_GIVEN TASK:_ Output the material word for word. Leave each picture out.

_RECORDED DATA:_
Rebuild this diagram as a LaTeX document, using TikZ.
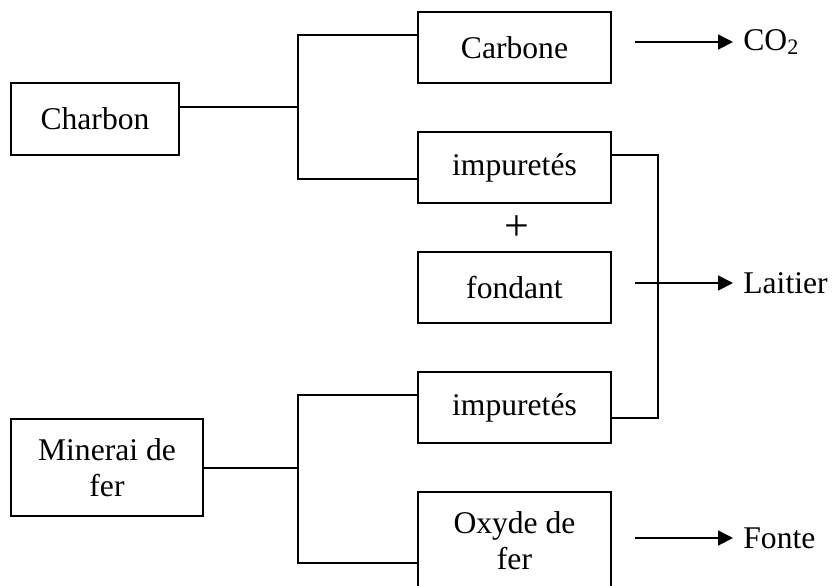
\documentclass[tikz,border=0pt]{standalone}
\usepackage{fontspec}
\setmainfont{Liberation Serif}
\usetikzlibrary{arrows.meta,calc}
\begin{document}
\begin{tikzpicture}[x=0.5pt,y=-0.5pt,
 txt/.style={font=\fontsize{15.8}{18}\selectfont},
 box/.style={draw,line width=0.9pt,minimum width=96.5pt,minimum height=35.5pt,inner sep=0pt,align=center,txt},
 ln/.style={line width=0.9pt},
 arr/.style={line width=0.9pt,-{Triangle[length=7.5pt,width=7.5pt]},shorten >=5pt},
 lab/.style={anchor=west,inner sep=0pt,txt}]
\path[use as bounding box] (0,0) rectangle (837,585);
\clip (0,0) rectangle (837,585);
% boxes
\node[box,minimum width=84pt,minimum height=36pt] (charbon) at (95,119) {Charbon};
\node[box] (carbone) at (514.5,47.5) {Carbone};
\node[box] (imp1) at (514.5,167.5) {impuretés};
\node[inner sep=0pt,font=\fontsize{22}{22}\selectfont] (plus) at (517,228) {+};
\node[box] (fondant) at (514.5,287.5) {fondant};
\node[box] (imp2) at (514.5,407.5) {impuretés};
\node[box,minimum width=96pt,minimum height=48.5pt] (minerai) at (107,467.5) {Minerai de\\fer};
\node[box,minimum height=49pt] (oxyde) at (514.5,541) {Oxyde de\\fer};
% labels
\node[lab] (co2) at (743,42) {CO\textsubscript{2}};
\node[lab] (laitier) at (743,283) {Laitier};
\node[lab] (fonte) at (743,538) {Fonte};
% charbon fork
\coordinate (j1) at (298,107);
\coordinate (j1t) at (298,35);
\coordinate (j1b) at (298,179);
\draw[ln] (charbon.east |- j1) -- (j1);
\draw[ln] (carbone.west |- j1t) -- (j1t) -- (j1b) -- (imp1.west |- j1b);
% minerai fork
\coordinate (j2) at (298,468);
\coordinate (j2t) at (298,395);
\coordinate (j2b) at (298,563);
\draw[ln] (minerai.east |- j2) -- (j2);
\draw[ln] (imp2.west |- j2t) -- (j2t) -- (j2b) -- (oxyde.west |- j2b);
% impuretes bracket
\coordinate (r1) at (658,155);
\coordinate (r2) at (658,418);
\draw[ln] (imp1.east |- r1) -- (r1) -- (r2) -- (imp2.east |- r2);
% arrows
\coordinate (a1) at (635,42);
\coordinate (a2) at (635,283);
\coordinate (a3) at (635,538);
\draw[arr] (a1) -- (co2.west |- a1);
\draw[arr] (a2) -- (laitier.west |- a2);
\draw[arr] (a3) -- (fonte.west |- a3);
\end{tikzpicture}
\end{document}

_RESULT FOR THIS TASK:_
Rebuild this diagram as a LaTeX document, using TikZ.
\documentclass[tikz,border=0pt]{standalone}
\usepackage{fontspec}
\setmainfont{Liberation Serif}
\usetikzlibrary{arrows.meta,calc}
\begin{document}
\begin{tikzpicture}[x=0.5pt,y=-0.5pt,
 txt/.style={font=\fontsize{15.8}{18}\selectfont},
 box/.style={draw,line width=0.9pt,minimum width=96.5pt,minimum height=35.5pt,inner sep=0pt,align=center,txt},
 ln/.style={line width=0.9pt},
 arr/.style={line width=0.9pt,-{Triangle[length=7.5pt,width=7.5pt]},shorten >=5pt},
 lab/.style={anchor=west,inner sep=0pt,txt}]
\path[use as bounding box] (0,0) rectangle (837,585);
\clip (0,0) rectangle (837,585);
% boxes
\node[box,minimum width=84pt,minimum height=36pt] (charbon) at (95,119) {Charbon};
\node[box] (carbone) at (514.5,47.5) {Carbone};
\node[box] (imp1) at (514.5,167.5) {impuretés};
\node[inner sep=0pt,font=\fontsize{22}{22}\selectfont] (plus) at (517,228) {+};
\node[box] (fondant) at (514.5,287.5) {fondant};
\node[box] (imp2) at (514.5,407.5) {impuretés};
\node[box,minimum width=96pt,minimum height=48.5pt] (minerai) at (107,467.5) {Minerai de\\fer};
\node[box,minimum height=49pt] (oxyde) at (514.5,541) {Oxyde de\\fer};
% labels
\node[lab] (co2) at (743,42) {CO\textsubscript{2}};
\node[lab] (laitier) at (743,283) {Laitier};
\node[lab] (fonte) at (743,538) {Fonte};
% charbon fork
\coordinate (j1) at (298,107);
\coordinate (j1t) at (298,35);
\coordinate (j1b) at (298,179);
\draw[ln] (charbon.east |- j1) -- (j1);
\draw[ln] (carbone.west |- j1t) -- (j1t) -- (j1b) -- (imp1.west |- j1b);
% minerai fork
\coordinate (j2) at (298,468);
\coordinate (j2t) at (298,395);
\coordinate (j2b) at (298,563);
\draw[ln] (minerai.east |- j2) -- (j2);
\draw[ln] (imp2.west |- j2t) -- (j2t) -- (j2b) -- (oxyde.west |- j2b);
% impuretes bracket
\coordinate (r1) at (658,155);
\coordinate (r2) at (658,418);
\draw[ln] (imp1.east |- r1) -- (r1) -- (r2) -- (imp2.east |- r2);
% arrows
\coordinate (a1) at (635,42);
\coordinate (a2) at (635,283);
\coordinate (a3) at (635,538);
\draw[arr] (a1) -- (co2.west |- a1);
\draw[arr] (a2) -- (laitier.west |- a2);
\draw[arr] (a3) -- (fonte.west |- a3);
\end{tikzpicture}
\end{document}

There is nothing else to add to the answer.